Robert Sellers to receive the 2023 James S. Jackson Distinguished Career Award for Diversity Scholarship
The award is given biennially to a senior faculty member who has made significant contributions to understanding diversity, equity, and inclusion while addressing disparities in contemporary society.

Robert Sellers, the Charles D. Moody Collegiate Professor of Psychology, has been named the recipient of the 2023 James S. Jackson Distinguished Career Award for Diversity Scholarship, reports The University Record. The award is jointly administered by the Office of Diversity, Equity and Inclusion and the National Center for Institutional Diversity.

“Dr. Sellers’ body of work on the life experiences of African Americans has offered new theoretical lenses and cutting-edge empirical research methods on race and identity processes across multiple fields and disciplines,” said Laurie McCauley, provost and executive vice president for academic affairs.
“He also exemplifies the spirit of the award through his mentoring and creation of research training structures for generations of students and early career scholars who have gone on to be faculty and academic and intellectual leaders across the country.”

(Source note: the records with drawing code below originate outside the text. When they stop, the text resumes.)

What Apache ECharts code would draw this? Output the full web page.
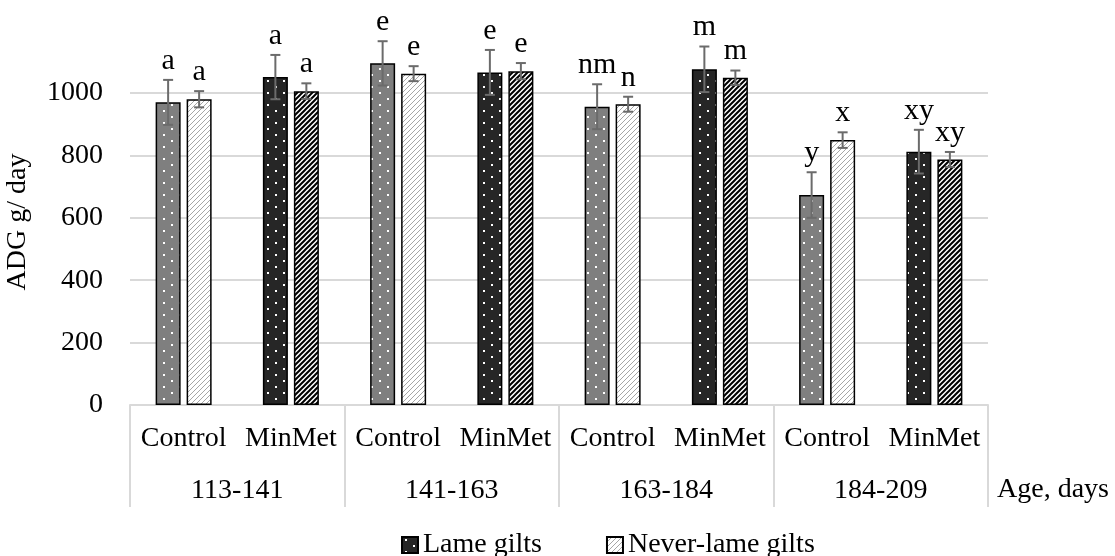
<!DOCTYPE html>
<html>
<head>
<meta charset="utf-8">
<script src="https://cdn.jsdelivr.net/npm/echarts@6/dist/echarts.min.js"></script>
<style>
html, body { margin: 0; padding: 0; background: #fff; }
#chart { width: 1115px; height: 556px; }
</style>
</head>
<body>
<div id="chart"></div>
<script>
const categories = ['Control', 'MinMet', 'Control', 'MinMet', 'Control', 'MinMet', 'Control', 'MinMet'];
const ageGroups = ['113-141', '141-163', '163-184', '184-209'];
const lameValues = [970, 1051, 1095, 1066, 956, 1076, 673, 812];
const lameErrors = [72, 71, 71, 72, 72, 73, 73, 70];
const neverValues = [980, 1006, 1062, 1070, 964, 1049, 849, 787];
const neverErrors = [26, 25, 24, 26, 24, 23, 25, 24];
const lameLetters = ['a', 'a', 'e', 'e', 'nm', 'm', 'y', 'xy'];
const neverLetters = ['a', 'a', 'e', 'e', 'n', 'm', 'x', 'xy'];

const FONT = 'Liberation Serif';

// small canvas tiles used as fill patterns
function dots(bg) {
  const c = document.createElement('canvas');
  c.width = 16; c.height = 12;
  const g = c.getContext('2d');
  g.fillStyle = bg; g.fillRect(0, 0, 16, 12);
  g.fillStyle = '#ffffff';
  g.fillRect(3, 2, 2, 2);
  g.fillRect(11, 8, 2, 2);
  return { image: c, repeat: 'repeat' };
}
function hatch(stroke, w, size) {
  const c = document.createElement('canvas');
  c.width = size; c.height = size;
  const g = c.getContext('2d');
  g.fillStyle = '#ffffff'; g.fillRect(0, 0, size, size);
  g.strokeStyle = stroke; g.lineWidth = w;
  g.beginPath();
  g.moveTo(-size, size * 2); g.lineTo(size * 2, -size);
  g.moveTo(-size, size); g.lineTo(size, -size);
  g.moveTo(0, size * 2); g.lineTo(size * 2, 0);
  g.stroke();
  return { image: c, repeat: 'repeat' };
}

const grayDots = dots('#7f7f7f');
const darkDots = dots('#262626');
const lightHatch = hatch('#a6a6a6', 1, 5);
const darkHatch = hatch('#000000', 2, 5);

const BAR_W = 25;
const HALF = (BAR_W + 6) / 2;

const errData = [];
lameValues.forEach((v, i) => errData.push([i, v, lameErrors[i], -1]));
neverValues.forEach((v, i) => errData.push([i, v, neverErrors[i], 1]));
const letters = lameLetters.concat(neverLetters);

const chart = echarts.init(document.getElementById('chart'));
chart.setOption({
  animation: false,
  textStyle: { fontFamily: FONT, color: '#000' },
  grid: { left: 130, right: 127, top: 93, bottom: 151, outerBoundsMode: 'none', containLabel: false },
  legend: {
    data: ['Lame gilts', 'Never-lame gilts'],
    left: 396, top: 526, icon: 'rect',
    itemWidth: 16, itemHeight: 16, itemGap: 64,
    textStyle: { fontFamily: FONT, fontSize: 28, color: '#000' }
  },
  xAxis: [
    {
      type: 'category', data: categories,
      axisLine: { lineStyle: { color: '#d9d9d9', width: 2 } },
      axisTick: { show: false },
      axisLabel: { fontFamily: FONT, fontSize: 28, color: '#000', margin: 20, interval: 0 }
    },
    {
      type: 'category', data: ageGroups, position: 'bottom',
      axisLine: { show: false },
      axisTick: { show: true, length: 102, interval: 0, lineStyle: { color: '#d9d9d9', width: 2 } },
      axisLabel: { fontFamily: FONT, fontSize: 28, color: '#000', margin: 72, interval: 0 }
    }
  ],
  yAxis: {
    type: 'value', min: 0, max: 1000, interval: 200,
    name: 'ADG g/ day', nameLocation: 'middle', nameGap: 98,
    nameTextStyle: { fontFamily: FONT, fontSize: 28, color: '#000', padding: [0, 0, 0, 54] },
    axisLine: { show: false }, axisTick: { show: false },
    axisLabel: { fontFamily: FONT, fontSize: 28, color: '#000', margin: 27, formatter: v => String(v) },
    splitLine: { lineStyle: { color: '#d9d9d9', width: 2 } }
  },
  graphic: [{
    type: 'text', left: 997, top: 476,
    style: { text: 'Age, days', font: '28px "Liberation Serif"', fill: '#000' }
  }],
  series: [
    {
      name: 'Lame gilts', type: 'bar', barWidth: BAR_W, barGap: '24%', clip: false,
      itemStyle: { color: darkDots, borderColor: '#000', borderWidth: 1.5 },
      data: lameValues.map((v, i) => ({ value: v, itemStyle: { color: i % 2 ? darkDots : grayDots } }))
    },
    {
      name: 'Never-lame gilts', type: 'bar', barWidth: BAR_W, clip: false,
      itemStyle: { color: lightHatch, borderColor: '#000', borderWidth: 1.5 },
      data: neverValues.map((v, i) => ({ value: v, itemStyle: { color: i % 2 ? darkHatch : lightHatch } }))
    },
    {
      type: 'custom', clip: false, silent: true, z: 10,
      data: errData,
      renderItem: function (params, api) {
        const i = api.value(0), v = api.value(1), e = api.value(2), side = api.value(3);
        const top = api.coord([i, v + e]);
        const bot = api.coord([i, v - e]);
        const x = top[0] + side * HALF;
        const st = { stroke: '#6b6b6b', lineWidth: 2 };
        return {
          type: 'group',
          children: [
            { type: 'line', shape: { x1: x, y1: top[1], x2: x, y2: bot[1] }, style: st },
            { type: 'line', shape: { x1: x - 5, y1: top[1], x2: x + 5, y2: top[1] }, style: st },
            { type: 'line', shape: { x1: x - 5, y1: bot[1], x2: x + 5, y2: bot[1] }, style: st },
            { type: 'text', x: x, y: top[1] - 4,
              style: { text: letters[params.dataIndex], fill: '#000', font: '30px "Liberation Serif"',
                       textAlign: 'center', textVerticalAlign: 'bottom' } }
          ]
        };
      }
    }
  ]
});
</script>
</body>
</html>
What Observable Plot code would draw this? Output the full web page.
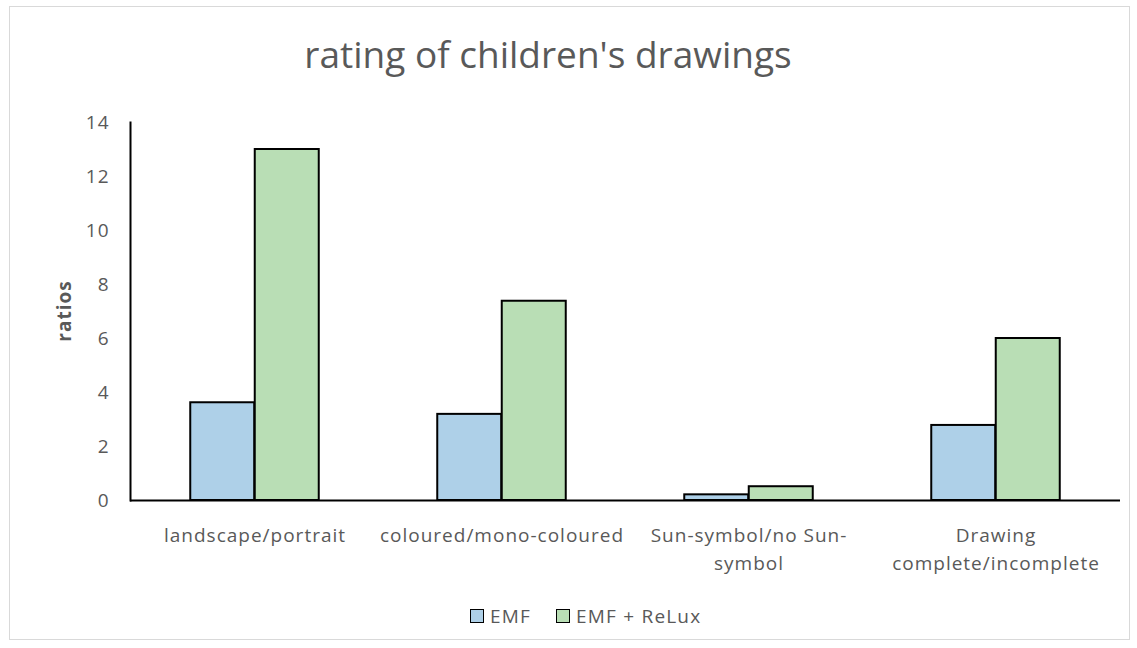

Sellers is a professor of psychology in LSA and professor of education in the Marsal Family School of Education. His research has focused on the role of race in African Americans’ psychological lives. He and his students have developed a conceptual and empirical model of African American racial identity.
He also has investigated the processes by which African American parents transmit messages about race to their children, as well as how African Americans suffer from, and often cope with, racial discrimination. Sellers co-founded the Center for the Study of Black Youth in Context.
“Having been a former student and knowing the enormity of James Jackson’s tremendous legacy as a scholar, teacher, administrator, innovator and person, I am beyond humbled to receive this award in his name,” Sellers said.